Fotostrecke: Der Triumphzug von Marc Marquez

"Das Motorrad war eine Honda und zu diesem Zeitpunkt das schnellste von allen. Vor zehn Jahren hatte ich eine Menge Erfolge, aber der Pilot trägt auch seinen Teil dazu bei und macht den Unterschied. Als mir das vor zehn Jahren gelang, sagten alle: 'Ach, er gewinnt nur wegen der Honda.' Aber ich muss ihnen danken, denn wegen ihnen wechselte ich zu Yamaha und es war großartig zu beweisen, dass ich auch auf einem anderen Motorrad gewinnen kann."

Was bringt die Zukunft?

Frage: "Viele Jahre sind vergangen und du gibst noch immer jederzeit das Maximum.
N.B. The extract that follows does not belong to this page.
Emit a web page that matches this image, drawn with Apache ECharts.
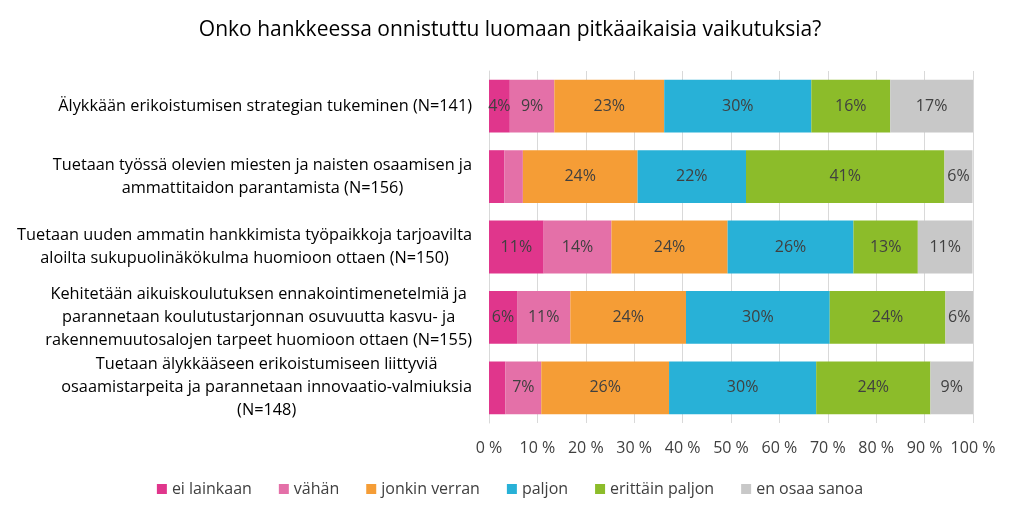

Wenn du auf die Vergangenheit zurückblickst, was siehst du dann?"
Rossi: "na ja... Ich bin sehr glücklich, denn ich habe eine Menge gewonnen. Ich habe Rennen gewonnen und in einer Welt gelebt, die mir nur Freude gegeben hat. Also sind meine Erinnerungen sehr positiv."

Frage: "Und wenn du mit all den attraktiven Projekten und der Akademie nach vorne blickst, nicht in die nächsten Jahre sondern noch weiter, was siehst du dann?"
Rossi: "Alle Projekte sind wunderbar. Ich bin glücklich, aber leider werde ich irgendwann aufhören müssen, Rennen zu fahren. Das Team und die Akademie werden mir helfen, aber es wird nicht dasselbe sein."

Frage: "In der Pressekonferenz in Valencia haben dich alle gelobt: Du bist eine Legende, ein außergewöhnlicher Fahrer. Wie erlebst du so etwas?"
Rossi: "Mit Stolz! Natürlich wäre ich lieber 25 als 35, aber ich bin sehr stolz. Ich habe so viel Respekt vor meinen Gegnern. Viele von ihnen haben die Rennen als kleine Kinder gesehen und mich unterstützt."


Fotostrecke: GP Phillip Island, Highlights 2014

Frage: "Nach dem Test in Valencia hast du etwas Zeit, um dich zu entspannen. Was wirst du mit deiner Zeit anfangen?"
Rossi: "Nach den Tests können wir uns zuhause entspannen. Am 30. November steht als nächstes die Monza-Rallye-Show an. Danach sind der Dezember und Januar die Monate, in denen wir wirklich Urlaub machen können. Ich würde gerne mit meinen Freunden Snowboard fahren. Nichts Besonderes."